China has made it as plain as it can be that it will never accept separation of Taiwan as an independent entity, and if necessary it will use force to prevent that. America has made it plain on the other hand that it will use force if necessary to prevent the use of force against the island's independence. Non-violent unification of the island with the mainland will also become acceptable to America only if it takes place in a mode acceptable to it.

In such a situation, how far will Russia go, either with America or with China? Can it persuade China to foreswear forever the use of force against independence of Taiwan? Alternatively, and whether with or without American support, can it prevent China by force from using force against Taiwan? Or can it persuade America not to use force against China whatever China might do about Taiwan? Can it join China in preventing the use of force by America against a bid by China to enforce unification on Taiwan?

What will any of these possibilities do to the "New Strategic Relations Between the U.S. and Russia" proclaimed in Moscow on May 24? Incomplete as this structure is already in the absence of Asia, and of China in particular, will it stand at all if cracks develop in the relations between the U.S. and Russia either about China or about what the war against terrorism should mean?

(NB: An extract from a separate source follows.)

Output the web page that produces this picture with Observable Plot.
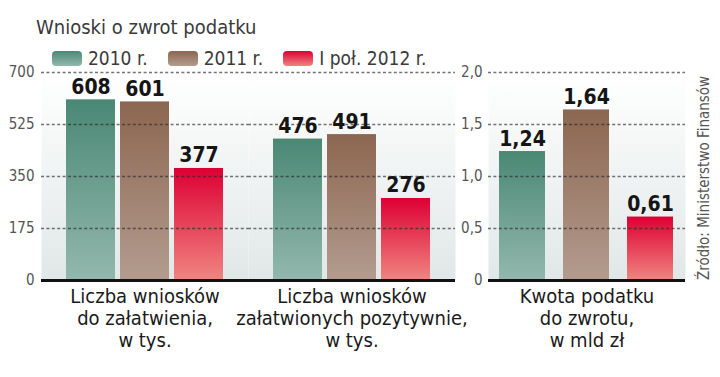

Or can this structure be redesigned, and thus completed, to include another which was proclaimed only ten days later, on June 4, in the Almaty Act by CICA? This Conference on Confidence Building Measures in Asia, proposed by the largest Central Asian country, Kazakhstan, supported by the two largest Asian countries, China and India, piloted by one of the largest countries in the world, Russia, was the most inclusive and the most significant Asian gathering held so far, barring perhaps only the Asian Relations Conference held in Delhi in 1947. If that was a tombstone marking the end of colonialism in Asia, the Almaty conference could mark the place of Asia in the emerging world in which Russia and America at last become partners with China.